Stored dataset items

★ ★ ★ ★ ★

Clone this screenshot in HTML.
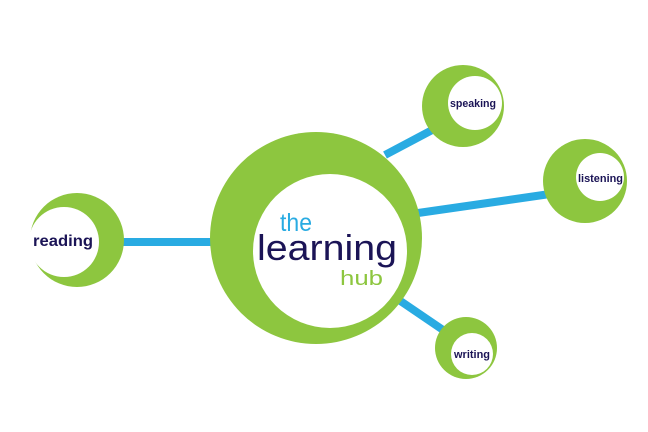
<!DOCTYPE html>
<html><head><style>html,body{margin:0;padding:0;background:#fff;width:648px;height:432px;overflow:hidden}</style></head>
<body>
<svg width="648" height="432" viewBox="0 0 648 432" xmlns="http://www.w3.org/2000/svg" font-family="Liberation Sans, sans-serif">
<g stroke="#29abe2" stroke-width="8">
<line x1="120" y1="242" x2="214" y2="242"/>
<line x1="385" y1="155" x2="436" y2="128"/>
<line x1="418" y1="213" x2="550" y2="194"/>
<line x1="396" y1="298" x2="446" y2="332"/>
</g>
<g fill="#8dc63f">
<circle cx="316" cy="238" r="106"/>
<circle cx="77" cy="240" r="47"/>
<circle cx="463" cy="106" r="41"/>
<circle cx="585" cy="181" r="42"/>
<circle cx="466" cy="348" r="31"/>
</g>
<g fill="#fff">
<circle cx="330" cy="251" r="77"/>
<circle cx="64" cy="242" r="35"/>
<circle cx="475" cy="103" r="27"/>
<circle cx="600" cy="177" r="24"/>
<circle cx="472" cy="354" r="21"/>
</g>
<text x="280" y="231" font-size="25" fill="#29abe2" textLength="32" lengthAdjust="spacingAndGlyphs">the</text>
<text x="257" y="260" font-size="36" fill="#1b1456" textLength="140" lengthAdjust="spacingAndGlyphs">learning</text>
<text x="340" y="285" font-size="20" fill="#8dc63f" textLength="43" lengthAdjust="spacingAndGlyphs">hub</text>
<g fill="#1b1456" font-weight="bold">
<text x="33" y="246" font-size="16" textLength="60" lengthAdjust="spacingAndGlyphs">reading</text>
<text x="450" y="107" font-size="11" textLength="46" lengthAdjust="spacingAndGlyphs">speaking</text>
<text x="578" y="182" font-size="11" textLength="45" lengthAdjust="spacingAndGlyphs">listening</text>
<text x="454" y="358" font-size="11" textLength="36" lengthAdjust="spacingAndGlyphs">writing</text>
</g>
</svg>
</body></html>
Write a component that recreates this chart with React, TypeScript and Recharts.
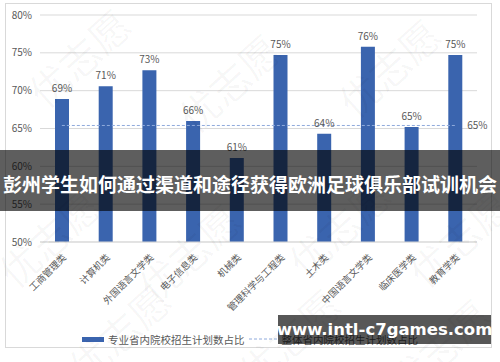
import { BarChart, Bar, Line, XAxis, YAxis, CartesianGrid, Legend, LabelList } from 'recharts'

const majors = ['工商管理类', '计算机类', '外国语言文学类', '电子信息类', '机械类', '管理科学与工程类', '土木类', '中国语言文学类', '临床医学类', '教育学类']
const majorShare = [68.9, 70.6, 72.7, 66.0, 61.1, 74.7, 64.3, 75.8, 65.2, 74.7]
const overallShare = [65.4, 65.4, 65.4, 65.4, 65.4, 65.4, 65.4, 65.4, 65.4, 65.4]
const yTicks = [50, 55, 60, 65, 70, 75, 80]

const BAR_NAME = '专业省内院校招生计划数占比'
const LINE_NAME = '整体省内院校招生计划数占比'

const data = majors.map((m, i) => ({ name: m, share: majorShare[i], overall: overallShare[i] }))

const FONT = '"Noto Sans CJK SC", "Noto Sans", sans-serif'

// rotated category labels
function AngledTick(props: any) {
  const { x, y, payload } = props
  return (
    <text
      x={x + 5}
      y={y + 8}
      transform={`rotate(-45 ${x + 5} ${y + 8})`}
      textAnchor="end"
      fontSize={9.5}
      fill="#595959"
      fontFamily={FONT}
    >
      {payload.value}
    </text>
  )
}

function LastPointLabel(props: any) {
  const { x, y, index, value } = props
  if (index !== overallShare.length - 1) return null
  return (
    <text x={x + 12} y={y + 4} fontSize={10} fill="#595959" fontFamily={FONT}>
      {Math.round(value)}%
    </text>
  )
}

function LegendBox() {
  return (
    <div style={{ display: 'flex', alignItems: 'center', height: 14, fontSize: 10.5, color: '#595959', fontFamily: FONT, paddingLeft: 82 }}>
      <span style={{ display: 'inline-block', width: 22, height: 5, background: '#3A64AE', marginRight: 4 }} />
      <span>{BAR_NAME}</span>
      <svg width={30} height={6} style={{ margin: '0 3px 0 4px' }}>
        <line x1={0} y1={3} x2={30} y2={3} stroke="#8FAADC" strokeWidth={1} strokeDasharray="3 2" />
      </svg>
      <span>{LINE_NAME}</span>
    </div>
  )
}

const watermarks = [
  [90, 70], [240, 95], [400, 80], [60, 250], [200, 265], [350, 240], [470, 250], [130, 345], [300, 350], [450, 360],
]

export default function App() {
  return (
    <div style={{ position: 'absolute', left: 0, top: 0, width: 500, height: 362, background: '#fff', overflow: 'hidden' }}>
      <div style={{ position: 'absolute', left: 5, top: 3, width: 485, height: 343, border: '1px solid #d9d9d9' }} />
      <BarChart width={500} height={362} data={data} margin={{ top: 15, right: 23, left: 0, bottom: 0 }}>
        <CartesianGrid vertical={false} stroke="#d9d9d9" />
        <XAxis
          dataKey="name"
          interval={0}
          tick={<AngledTick />}
          tickLine={false}
          axisLine={{ stroke: '#d9d9d9' }}
          height={106}
        />
        <YAxis
          domain={[50, 80]}
          ticks={yTicks}
          width={40}
          tickLine={false}
          axisLine={false}
          tickFormatter={(v: number) => `${v}%`}
          tick={{ fontSize: 10, fill: '#595959', fontFamily: FONT }}
        />
        <Legend verticalAlign="bottom" wrapperStyle={{ top: 332, left: 0 }} content={<LegendBox />} />
        <Bar dataKey="share" name={BAR_NAME} fill="#3A64AE" barSize={14} isAnimationActive={false}>
          <LabelList
            dataKey="share"
            position="top"
            offset={7}
            formatter={(v: any) => `${Math.round(v)}%`}
            style={{ fontSize: 10, fill: '#595959', fontFamily: FONT }}
          />
        </Bar>
        <Line
          dataKey="overall"
          name={LINE_NAME}
          stroke="#8FAADC"
          strokeWidth={1}
          strokeDasharray="3 2"
          dot={false}
          isAnimationActive={false}
        >
          <LabelList dataKey="overall" content={<LastPointLabel />} />
        </Line>
      </BarChart>
      <svg width={500} height={362} style={{ position: 'absolute', left: 0, top: 0, pointerEvents: 'none' }}>
        {watermarks.map(([x, y], i) => (
          <text
            key={i}
            x={x}
            y={y}
            transform={`rotate(-42 ${x} ${y})`}
            textAnchor="middle"
            fontSize={40}
            fontFamily={FONT}
            fill="#000"
            fillOpacity={0.035}
          >
            优志愿
          </text>
        ))}
      </svg>
      <div
        style={{
          position: 'absolute',
          left: 0,
          top: 150,
          width: 500,
          height: 61,
          background: 'rgba(0,0,0,0.63)',
          display: 'flex',
          alignItems: 'center',
          justifyContent: 'center',
          paddingTop: 6,
          boxSizing: 'border-box',
          color: '#fff',
          fontWeight: 'bold',
          fontSize: 19,
          fontFamily: FONT,
          whiteSpace: 'nowrap',
        }}
      >
        彭州学生如何通过渠道和途径获得欧洲足球俱乐部试训机会
      </div>
      <div
        style={{
          position: 'absolute',
          left: 278,
          top: 315,
          width: 213,
          height: 29,
          background: 'rgba(0,0,0,0.66)',
          display: 'flex',
          alignItems: 'center',
          justifyContent: 'center',
          color: '#fff',
          fontWeight: 'bold',
          fontSize: 16.5,
          fontFamily: '"DejaVu Sans", sans-serif',
          whiteSpace: 'nowrap',
        }}
      >
        www.intl-c7games.com
      </div>
    </div>
  )
}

★ ★ ★ ★ ★

Instructions for the task: Quote each line of the listing exactly, but leave the pictures out.

Task result:
Clone this screenshot in HTML.
<!DOCTYPE html>
<html><head><style>html,body{margin:0;padding:0;background:#fff;width:648px;height:432px;overflow:hidden}</style></head>
<body>
<svg width="648" height="432" viewBox="0 0 648 432" xmlns="http://www.w3.org/2000/svg" font-family="Liberation Sans, sans-serif">
<g stroke="#29abe2" stroke-width="8">
<line x1="120" y1="242" x2="214" y2="242"/>
<line x1="385" y1="155" x2="436" y2="128"/>
<line x1="418" y1="213" x2="550" y2="194"/>
<line x1="396" y1="298" x2="446" y2="332"/>
</g>
<g fill="#8dc63f">
<circle cx="316" cy="238" r="106"/>
<circle cx="77" cy="240" r="47"/>
<circle cx="463" cy="106" r="41"/>
<circle cx="585" cy="181" r="42"/>
<circle cx="466" cy="348" r="31"/>
</g>
<g fill="#fff">
<circle cx="330" cy="251" r="77"/>
<circle cx="64" cy="242" r="35"/>
<circle cx="475" cy="103" r="27"/>
<circle cx="600" cy="177" r="24"/>
<circle cx="472" cy="354" r="21"/>
</g>
<text x="280" y="231" font-size="25" fill="#29abe2" textLength="32" lengthAdjust="spacingAndGlyphs">the</text>
<text x="257" y="260" font-size="36" fill="#1b1456" textLength="140" lengthAdjust="spacingAndGlyphs">learning</text>
<text x="340" y="285" font-size="20" fill="#8dc63f" textLength="43" lengthAdjust="spacingAndGlyphs">hub</text>
<g fill="#1b1456" font-weight="bold">
<text x="33" y="246" font-size="16" textLength="60" lengthAdjust="spacingAndGlyphs">reading</text>
<text x="450" y="107" font-size="11" textLength="46" lengthAdjust="spacingAndGlyphs">speaking</text>
<text x="578" y="182" font-size="11" textLength="45" lengthAdjust="spacingAndGlyphs">listening</text>
<text x="454" y="358" font-size="11" textLength="36" lengthAdjust="spacingAndGlyphs">writing</text>
</g>
</svg>
</body></html>
Write a component that recreates this chart with React, TypeScript and Recharts.
import { BarChart, Bar, Line, XAxis, YAxis, CartesianGrid, Legend, LabelList } from 'recharts'

const majors = ['工商管理类', '计算机类', '外国语言文学类', '电子信息类', '机械类', '管理科学与工程类', '土木类', '中国语言文学类', '临床医学类', '教育学类']
const majorShare = [68.9, 70.6, 72.7, 66.0, 61.1, 74.7, 64.3, 75.8, 65.2, 74.7]
const overallShare = [65.4, 65.4, 65.4, 65.4, 65.4, 65.4, 65.4, 65.4, 65.4, 65.4]
const yTicks = [50, 55, 60, 65, 70, 75, 80]

const BAR_NAME = '专业省内院校招生计划数占比'
const LINE_NAME = '整体省内院校招生计划数占比'

const data = majors.map((m, i) => ({ name: m, share: majorShare[i], overall: overallShare[i] }))

const FONT = '"Noto Sans CJK SC", "Noto Sans", sans-serif'

// rotated category labels
function AngledTick(props: any) {
  const { x, y, payload } = props
  return (
    <text
      x={x + 5}
      y={y + 8}
      transform={`rotate(-45 ${x + 5} ${y + 8})`}
      textAnchor="end"
      fontSize={9.5}
      fill="#595959"
      fontFamily={FONT}
    >
      {payload.value}
    </text>
  )
}

function LastPointLabel(props: any) {
  const { x, y, index, value } = props
  if (index !== overallShare.length - 1) return null
  return (
    <text x={x + 12} y={y + 4} fontSize={10} fill="#595959" fontFamily={FONT}>
      {Math.round(value)}%
    </text>
  )
}

function LegendBox() {
  return (
    <div style={{ display: 'flex', alignItems: 'center', height: 14, fontSize: 10.5, color: '#595959', fontFamily: FONT, paddingLeft: 82 }}>
      <span style={{ display: 'inline-block', width: 22, height: 5, background: '#3A64AE', marginRight: 4 }} />
      <span>{BAR_NAME}</span>
      <svg width={30} height={6} style={{ margin: '0 3px 0 4px' }}>
        <line x1={0} y1={3} x2={30} y2={3} stroke="#8FAADC" strokeWidth={1} strokeDasharray="3 2" />
      </svg>
      <span>{LINE_NAME}</span>
    </div>
  )
}

const watermarks = [
  [90, 70], [240, 95], [400, 80], [60, 250], [200, 265], [350, 240], [470, 250], [130, 345], [300, 350], [450, 360],
]

export default function App() {
  return (
    <div style={{ position: 'absolute', left: 0, top: 0, width: 500, height: 362, background: '#fff', overflow: 'hidden' }}>
      <div style={{ position: 'absolute', left: 5, top: 3, width: 485, height: 343, border: '1px solid #d9d9d9' }} />
      <BarChart width={500} height={362} data={data} margin={{ top: 15, right: 23, left: 0, bottom: 0 }}>
        <CartesianGrid vertical={false} stroke="#d9d9d9" />
        <XAxis
          dataKey="name"
          interval={0}
          tick={<AngledTick />}
          tickLine={false}
          axisLine={{ stroke: '#d9d9d9' }}
          height={106}
        />
        <YAxis
          domain={[50, 80]}
          ticks={yTicks}
          width={40}
          tickLine={false}
          axisLine={false}
          tickFormatter={(v: number) => `${v}%`}
          tick={{ fontSize: 10, fill: '#595959', fontFamily: FONT }}
        />
        <Legend verticalAlign="bottom" wrapperStyle={{ top: 332, left: 0 }} content={<LegendBox />} />
        <Bar dataKey="share" name={BAR_NAME} fill="#3A64AE" barSize={14} isAnimationActive={false}>
          <LabelList
            dataKey="share"
            position="top"
            offset={7}
            formatter={(v: any) => `${Math.round(v)}%`}
            style={{ fontSize: 10, fill: '#595959', fontFamily: FONT }}
          />
        </Bar>
        <Line
          dataKey="overall"
          name={LINE_NAME}
          stroke="#8FAADC"
          strokeWidth={1}
          strokeDasharray="3 2"
          dot={false}
          isAnimationActive={false}
        >
          <LabelList dataKey="overall" content={<LastPointLabel />} />
        </Line>
      </BarChart>
      <svg width={500} height={362} style={{ position: 'absolute', left: 0, top: 0, pointerEvents: 'none' }}>
        {watermarks.map(([x, y], i) => (
          <text
            key={i}
            x={x}
            y={y}
            transform={`rotate(-42 ${x} ${y})`}
            textAnchor="middle"
            fontSize={40}
            fontFamily={FONT}
            fill="#000"
            fillOpacity={0.035}
          >
            优志愿
          </text>
        ))}
      </svg>
      <div
        style={{
          position: 'absolute',
          left: 0,
          top: 150,
          width: 500,
          height: 61,
          background: 'rgba(0,0,0,0.63)',
          display: 'flex',
          alignItems: 'center',
          justifyContent: 'center',
          paddingTop: 6,
          boxSizing: 'border-box',
          color: '#fff',
          fontWeight: 'bold',
          fontSize: 19,
          fontFamily: FONT,
          whiteSpace: 'nowrap',
        }}
      >
        彭州学生如何通过渠道和途径获得欧洲足球俱乐部试训机会
      </div>
      <div
        style={{
          position: 'absolute',
          left: 278,
          top: 315,
          width: 213,
          height: 29,
          background: 'rgba(0,0,0,0.66)',
          display: 'flex',
          alignItems: 'center',
          justifyContent: 'center',
          color: '#fff',
          fontWeight: 'bold',
          fontSize: 16.5,
          fontFamily: '"DejaVu Sans", sans-serif',
          whiteSpace: 'nowrap',
        }}
      >
        www.intl-c7games.com
      </div>
    </div>
  )
}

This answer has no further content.